TASK PROMPT: Reproduce every line of the listing as written, apart from the pictures.

RAW DATA:
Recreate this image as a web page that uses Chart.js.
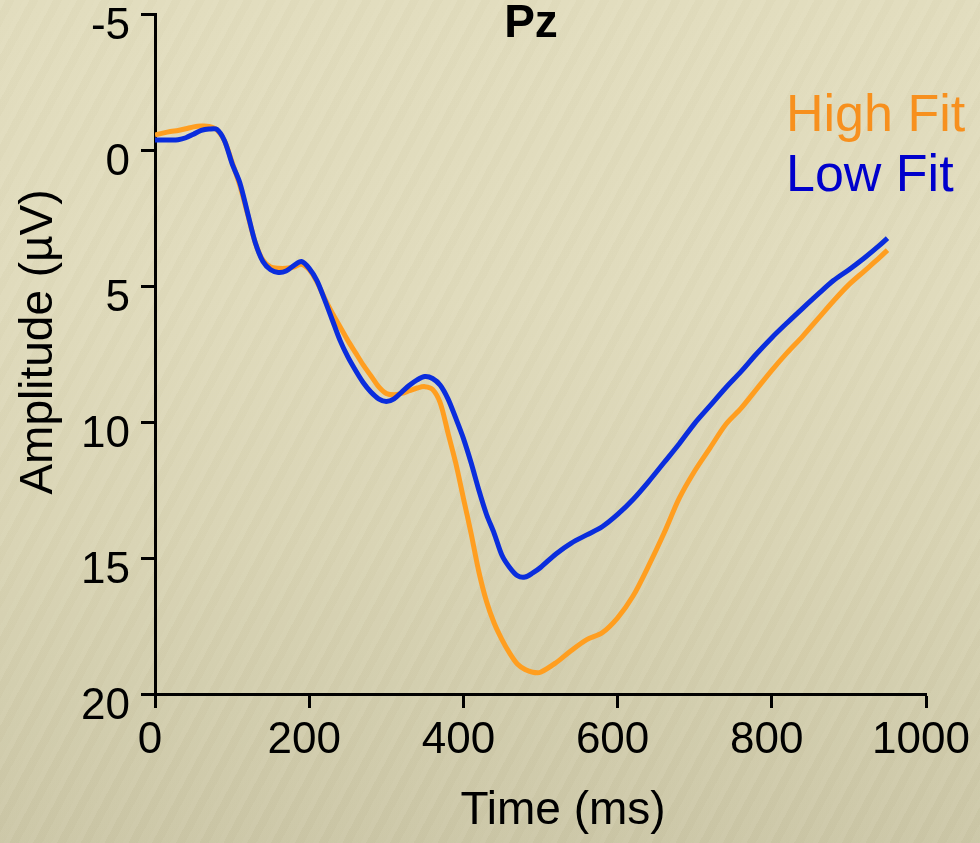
<!DOCTYPE html>
<html>
<head>
<meta charset="utf-8">
<script src="https://cdn.jsdelivr.net/npm/chart.js@4.4.1/dist/chart.umd.min.js"></script>
<style>
  html, body { margin: 0; padding: 0; }
  body {
    width: 980px; height: 843px; overflow: hidden;
    background-color: #dcd7b7;
    background-image:
      repeating-linear-gradient(118deg, rgba(255,255,240,0.06) 0px, rgba(255,255,240,0.06) 5px, rgba(120,110,70,0.015) 5px, rgba(120,110,70,0.015) 13px, rgba(255,255,240,0.03) 13px, rgba(255,255,240,0.03) 21px),
      linear-gradient(180deg, #e1dcbd 0%, #dfdabb 35%, #d8d3b3 65%, #cbc6a6 100%);
  }
  #wrap { position: absolute; left: 0; top: 0; width: 980px; height: 843px; }
</style>
</head>
<body>
<div id="wrap"><canvas id="c" width="980" height="843"></canvas></div>
<script>
// ---- Data ----
const timeMs = [0,10,20,30,40,50,60,70,80,90,100,110,120,130,140,150,160,170,180,190,200,210,220,230,240,250,260,270,280,290,300,310,320,330,340,350,360,370,380,390,400,410,420,430,440,450,460,470,480,490,500,520,540,560,580,600,620,640,660,680,700,720,740,760,780,800,820,840,860,880,900,920,940,950];

const highFit = [-0.55,-0.62,-0.68,-0.72,-0.78,-0.85,-0.88,-0.87,-0.75,-0.35,0.45,1.3,2.35,3.4,4.05,4.3,4.35,4.35,4.3,4.2,4.4,4.85,5.45,6.0,6.5,7.0,7.45,7.9,8.3,8.7,8.95,9.0,8.95,8.85,8.75,8.7,8.8,9.3,10.4,11.5,12.8,14.1,15.5,16.6,17.4,18.0,18.5,18.9,19.1,19.2,19.2,18.85,18.4,18.0,17.75,17.2,16.4,15.3,14.1,12.8,11.8,10.95,10.1,9.5,8.8,8.1,7.45,6.85,6.2,5.55,4.95,4.45,3.95,3.68];

const lowFit = [-0.37,-0.37,-0.37,-0.38,-0.45,-0.58,-0.72,-0.77,-0.76,-0.35,0.5,1.2,2.3,3.4,4.1,4.4,4.5,4.45,4.25,4.1,4.35,4.8,5.5,6.25,7.0,7.6,8.1,8.55,8.9,9.15,9.25,9.15,8.9,8.65,8.45,8.33,8.4,8.65,9.15,9.85,10.6,11.5,12.5,13.4,14.1,14.9,15.35,15.65,15.7,15.55,15.35,14.85,14.45,14.15,13.85,13.4,12.85,12.2,11.5,10.8,10.05,9.4,8.75,8.15,7.5,6.9,6.35,5.82,5.3,4.8,4.4,3.97,3.5,3.24];

const xTicks = [0,200,400,600,800,1000];
const yTicks = [-5,0,5,10,15,20];
const seriesNames = ['High Fit','Low Fit'];
const titleText = 'Pz';
const xTitle = 'Time (ms)';
const yTitle = 'Amplitude (\u00B5V)';

const ORANGE = '#ff9e20';
const BLUE = '#0a2ddd';
const FONT = '"Liberation Sans", Arial, sans-serif';

const toPts = (vals) => timeMs.map((t, i) => ({ x: t, y: vals[i] }));

const textPlugin = {
  id: 'texts',
  afterDraw(chart) {
    const ctx = chart.ctx;
    ctx.save();
    ctx.fillStyle = '#000';
    ctx.textBaseline = 'alphabetic';
    ctx.font = 'bold 46px ' + FONT;
    ctx.textAlign = 'center';
    ctx.fillText(titleText, 531, 37);
    ctx.font = '46px ' + FONT;
    ctx.fillText(xTitle, 563, 824);
    ctx.save();
    ctx.translate(52, 342);
    ctx.rotate(-Math.PI / 2);
    ctx.textAlign = 'center';
    ctx.fillText(yTitle, 0, 0);
    ctx.restore();
    ctx.textAlign = 'left';
    ctx.font = '52px ' + FONT;
    ctx.fillStyle = '#f7901e';
    ctx.fillText(seriesNames[0], 786, 131);
    ctx.fillStyle = '#0000cc';
    ctx.fillText(seriesNames[1], 786, 191);
    ctx.restore();
  }
};

new Chart(document.getElementById('c'), {
  type: 'line',
  data: {
    datasets: [
      { label: seriesNames[1], data: toPts(lowFit), borderColor: BLUE, borderWidth: 5, pointRadius: 0, tension: 0.3, order: 0, fill: false },
      { label: seriesNames[0], data: toPts(highFit), borderColor: ORANGE, borderWidth: 5, pointRadius: 0, tension: 0.3, order: 1, fill: false }
    ]
  },
  options: {
    responsive: false,
    animation: false,
    devicePixelRatio: 1,
    layout: { padding: { top: 14, right: 54, bottom: 0, left: 0 } },
    plugins: { legend: { display: false }, tooltip: { enabled: false }, title: { display: false } },
    scales: {
      x: {
        type: 'linear', min: 0, max: 1000,
        afterBuildTicks: (s) => { s.ticks = xTicks.map(v => ({ value: v })); },
        afterFit: (s) => { s.height = 149; s.paddingLeft = 0; s.paddingRight = 0; },
        grid: { drawOnChartArea: false, drawTicks: true, tickLength: 14, tickWidth: 3, tickColor: '#000' },
        border: { display: true, color: '#000', width: 3 },
        ticks: { color: '#000', font: { family: FONT, size: 44 }, padding: 6, labelOffset: -5, maxRotation: 0, autoSkip: false,
                 callback: (v) => String(v) }
      },
      y: {
        type: 'linear', min: -5, max: 20, reverse: true,
        afterBuildTicks: (s) => { s.ticks = yTicks.map(v => ({ value: v })); },
        afterFit: (s) => { s.width = 155; s.paddingTop = 0; s.paddingBottom = 0; },
        grid: { drawOnChartArea: false, drawTicks: true, tickLength: 14, tickWidth: 3, tickColor: '#000' },
        border: { display: true, color: '#000', width: 3 },
        ticks: { color: '#000', font: { family: FONT, size: 44 }, padding: 11, labelOffset: 13, autoSkip: false,
                 callback: (v) => String(v) }
      }
    }
  },
  plugins: [textPlugin]
});
</script>
</body>
</html>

SOLUTION BELOW:
Recreate this image as a web page that uses Chart.js.
<!DOCTYPE html>
<html>
<head>
<meta charset="utf-8">
<script src="https://cdn.jsdelivr.net/npm/chart.js@4.4.1/dist/chart.umd.min.js"></script>
<style>
  html, body { margin: 0; padding: 0; }
  body {
    width: 980px; height: 843px; overflow: hidden;
    background-color: #dcd7b7;
    background-image:
      repeating-linear-gradient(118deg, rgba(255,255,240,0.06) 0px, rgba(255,255,240,0.06) 5px, rgba(120,110,70,0.015) 5px, rgba(120,110,70,0.015) 13px, rgba(255,255,240,0.03) 13px, rgba(255,255,240,0.03) 21px),
      linear-gradient(180deg, #e1dcbd 0%, #dfdabb 35%, #d8d3b3 65%, #cbc6a6 100%);
  }
  #wrap { position: absolute; left: 0; top: 0; width: 980px; height: 843px; }
</style>
</head>
<body>
<div id="wrap"><canvas id="c" width="980" height="843"></canvas></div>
<script>
// ---- Data ----
const timeMs = [0,10,20,30,40,50,60,70,80,90,100,110,120,130,140,150,160,170,180,190,200,210,220,230,240,250,260,270,280,290,300,310,320,330,340,350,360,370,380,390,400,410,420,430,440,450,460,470,480,490,500,520,540,560,580,600,620,640,660,680,700,720,740,760,780,800,820,840,860,880,900,920,940,950];

const highFit = [-0.55,-0.62,-0.68,-0.72,-0.78,-0.85,-0.88,-0.87,-0.75,-0.35,0.45,1.3,2.35,3.4,4.05,4.3,4.35,4.35,4.3,4.2,4.4,4.85,5.45,6.0,6.5,7.0,7.45,7.9,8.3,8.7,8.95,9.0,8.95,8.85,8.75,8.7,8.8,9.3,10.4,11.5,12.8,14.1,15.5,16.6,17.4,18.0,18.5,18.9,19.1,19.2,19.2,18.85,18.4,18.0,17.75,17.2,16.4,15.3,14.1,12.8,11.8,10.95,10.1,9.5,8.8,8.1,7.45,6.85,6.2,5.55,4.95,4.45,3.95,3.68];

const lowFit = [-0.37,-0.37,-0.37,-0.38,-0.45,-0.58,-0.72,-0.77,-0.76,-0.35,0.5,1.2,2.3,3.4,4.1,4.4,4.5,4.45,4.25,4.1,4.35,4.8,5.5,6.25,7.0,7.6,8.1,8.55,8.9,9.15,9.25,9.15,8.9,8.65,8.45,8.33,8.4,8.65,9.15,9.85,10.6,11.5,12.5,13.4,14.1,14.9,15.35,15.65,15.7,15.55,15.35,14.85,14.45,14.15,13.85,13.4,12.85,12.2,11.5,10.8,10.05,9.4,8.75,8.15,7.5,6.9,6.35,5.82,5.3,4.8,4.4,3.97,3.5,3.24];

const xTicks = [0,200,400,600,800,1000];
const yTicks = [-5,0,5,10,15,20];
const seriesNames = ['High Fit','Low Fit'];
const titleText = 'Pz';
const xTitle = 'Time (ms)';
const yTitle = 'Amplitude (\u00B5V)';

const ORANGE = '#ff9e20';
const BLUE = '#0a2ddd';
const FONT = '"Liberation Sans", Arial, sans-serif';

const toPts = (vals) => timeMs.map((t, i) => ({ x: t, y: vals[i] }));

const textPlugin = {
  id: 'texts',
  afterDraw(chart) {
    const ctx = chart.ctx;
    ctx.save();
    ctx.fillStyle = '#000';
    ctx.textBaseline = 'alphabetic';
    ctx.font = 'bold 46px ' + FONT;
    ctx.textAlign = 'center';
    ctx.fillText(titleText, 531, 37);
    ctx.font = '46px ' + FONT;
    ctx.fillText(xTitle, 563, 824);
    ctx.save();
    ctx.translate(52, 342);
    ctx.rotate(-Math.PI / 2);
    ctx.textAlign = 'center';
    ctx.fillText(yTitle, 0, 0);
    ctx.restore();
    ctx.textAlign = 'left';
    ctx.font = '52px ' + FONT;
    ctx.fillStyle = '#f7901e';
    ctx.fillText(seriesNames[0], 786, 131);
    ctx.fillStyle = '#0000cc';
    ctx.fillText(seriesNames[1], 786, 191);
    ctx.restore();
  }
};

new Chart(document.getElementById('c'), {
  type: 'line',
  data: {
    datasets: [
      { label: seriesNames[1], data: toPts(lowFit), borderColor: BLUE, borderWidth: 5, pointRadius: 0, tension: 0.3, order: 0, fill: false },
      { label: seriesNames[0], data: toPts(highFit), borderColor: ORANGE, borderWidth: 5, pointRadius: 0, tension: 0.3, order: 1, fill: false }
    ]
  },
  options: {
    responsive: false,
    animation: false,
    devicePixelRatio: 1,
    layout: { padding: { top: 14, right: 54, bottom: 0, left: 0 } },
    plugins: { legend: { display: false }, tooltip: { enabled: false }, title: { display: false } },
    scales: {
      x: {
        type: 'linear', min: 0, max: 1000,
        afterBuildTicks: (s) => { s.ticks = xTicks.map(v => ({ value: v })); },
        afterFit: (s) => { s.height = 149; s.paddingLeft = 0; s.paddingRight = 0; },
        grid: { drawOnChartArea: false, drawTicks: true, tickLength: 14, tickWidth: 3, tickColor: '#000' },
        border: { display: true, color: '#000', width: 3 },
        ticks: { color: '#000', font: { family: FONT, size: 44 }, padding: 6, labelOffset: -5, maxRotation: 0, autoSkip: false,
                 callback: (v) => String(v) }
      },
      y: {
        type: 'linear', min: -5, max: 20, reverse: true,
        afterBuildTicks: (s) => { s.ticks = yTicks.map(v => ({ value: v })); },
        afterFit: (s) => { s.width = 155; s.paddingTop = 0; s.paddingBottom = 0; },
        grid: { drawOnChartArea: false, drawTicks: true, tickLength: 14, tickWidth: 3, tickColor: '#000' },
        border: { display: true, color: '#000', width: 3 },
        ticks: { color: '#000', font: { family: FONT, size: 44 }, padding: 11, labelOffset: 13, autoSkip: false,
                 callback: (v) => String(v) }
      }
    }
  },
  plugins: [textPlugin]
});
</script>
</body>
</html>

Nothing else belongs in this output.